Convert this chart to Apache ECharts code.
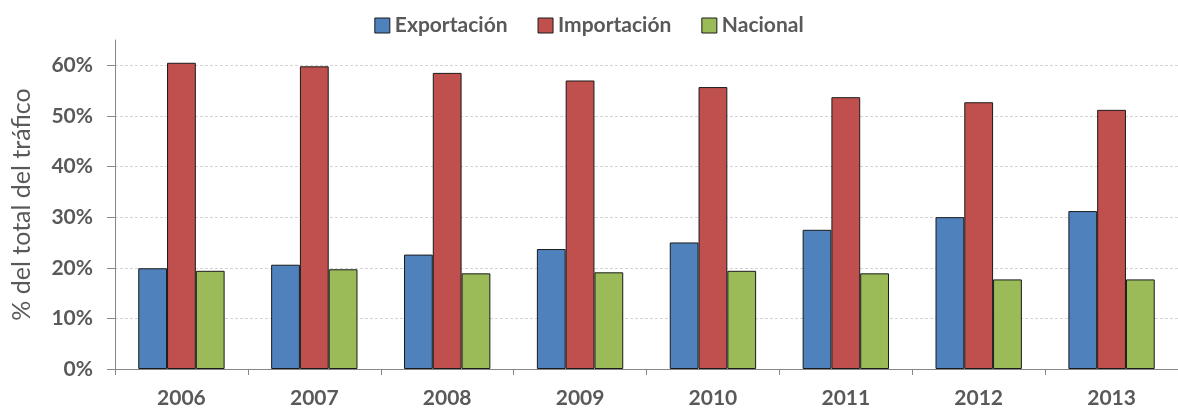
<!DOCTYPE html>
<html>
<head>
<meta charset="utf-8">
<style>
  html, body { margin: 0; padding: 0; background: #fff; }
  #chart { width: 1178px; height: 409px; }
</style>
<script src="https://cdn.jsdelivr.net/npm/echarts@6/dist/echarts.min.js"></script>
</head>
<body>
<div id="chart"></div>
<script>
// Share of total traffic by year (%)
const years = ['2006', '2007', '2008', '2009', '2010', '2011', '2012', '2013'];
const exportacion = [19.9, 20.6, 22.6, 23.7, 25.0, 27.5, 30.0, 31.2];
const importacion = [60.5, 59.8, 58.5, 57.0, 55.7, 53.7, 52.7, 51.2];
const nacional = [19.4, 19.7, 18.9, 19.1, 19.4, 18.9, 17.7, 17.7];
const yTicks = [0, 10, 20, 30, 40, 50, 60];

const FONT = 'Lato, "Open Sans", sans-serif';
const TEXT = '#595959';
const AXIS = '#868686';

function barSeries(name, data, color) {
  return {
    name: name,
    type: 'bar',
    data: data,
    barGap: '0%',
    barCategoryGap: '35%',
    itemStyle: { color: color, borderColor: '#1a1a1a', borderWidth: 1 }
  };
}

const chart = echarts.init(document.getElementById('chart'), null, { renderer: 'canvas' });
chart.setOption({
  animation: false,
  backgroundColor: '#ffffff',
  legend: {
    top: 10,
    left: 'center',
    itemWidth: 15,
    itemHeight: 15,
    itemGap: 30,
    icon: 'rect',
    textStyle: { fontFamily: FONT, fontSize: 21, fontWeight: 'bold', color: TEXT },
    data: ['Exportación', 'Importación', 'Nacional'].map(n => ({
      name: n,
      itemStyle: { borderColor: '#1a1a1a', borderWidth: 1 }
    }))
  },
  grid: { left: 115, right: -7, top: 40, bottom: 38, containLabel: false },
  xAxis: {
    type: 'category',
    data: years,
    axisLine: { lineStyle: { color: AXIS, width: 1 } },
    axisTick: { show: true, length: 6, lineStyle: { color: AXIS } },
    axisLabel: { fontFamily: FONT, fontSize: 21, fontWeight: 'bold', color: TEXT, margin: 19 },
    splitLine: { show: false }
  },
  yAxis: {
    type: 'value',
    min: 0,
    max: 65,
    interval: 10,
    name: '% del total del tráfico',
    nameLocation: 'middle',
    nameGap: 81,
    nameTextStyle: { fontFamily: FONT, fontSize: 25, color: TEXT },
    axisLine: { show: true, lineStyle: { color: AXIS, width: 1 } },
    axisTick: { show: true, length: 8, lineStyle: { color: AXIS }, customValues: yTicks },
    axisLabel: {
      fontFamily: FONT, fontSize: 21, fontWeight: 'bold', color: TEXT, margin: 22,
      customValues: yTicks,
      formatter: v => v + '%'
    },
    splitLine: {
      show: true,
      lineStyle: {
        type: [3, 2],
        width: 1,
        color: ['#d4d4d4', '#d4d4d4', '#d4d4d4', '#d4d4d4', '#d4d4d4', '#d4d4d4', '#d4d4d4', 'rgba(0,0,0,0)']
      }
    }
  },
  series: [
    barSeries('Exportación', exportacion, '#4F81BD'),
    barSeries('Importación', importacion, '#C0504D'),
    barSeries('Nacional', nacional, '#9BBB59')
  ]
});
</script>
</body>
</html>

━━━━━━━━━━

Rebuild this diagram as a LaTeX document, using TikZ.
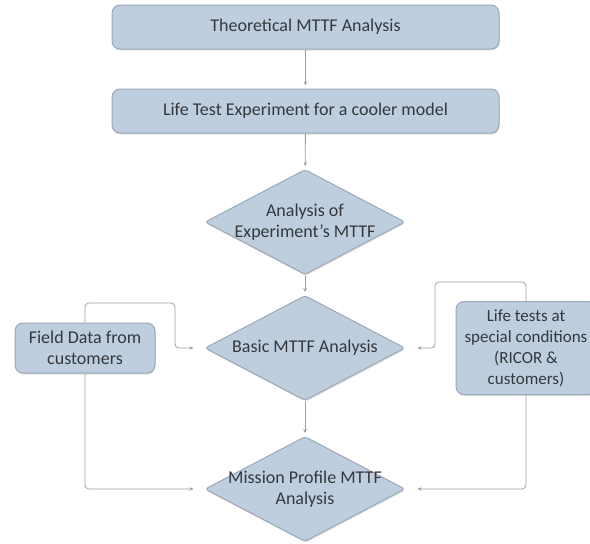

━━━━━━━━━━

> _What you are asked to do_: Above are the records. Copy every line in them holding "this".

> _Right answer_:
Convert this chart to Apache ECharts code.
Rebuild this diagram as a LaTeX document, using TikZ.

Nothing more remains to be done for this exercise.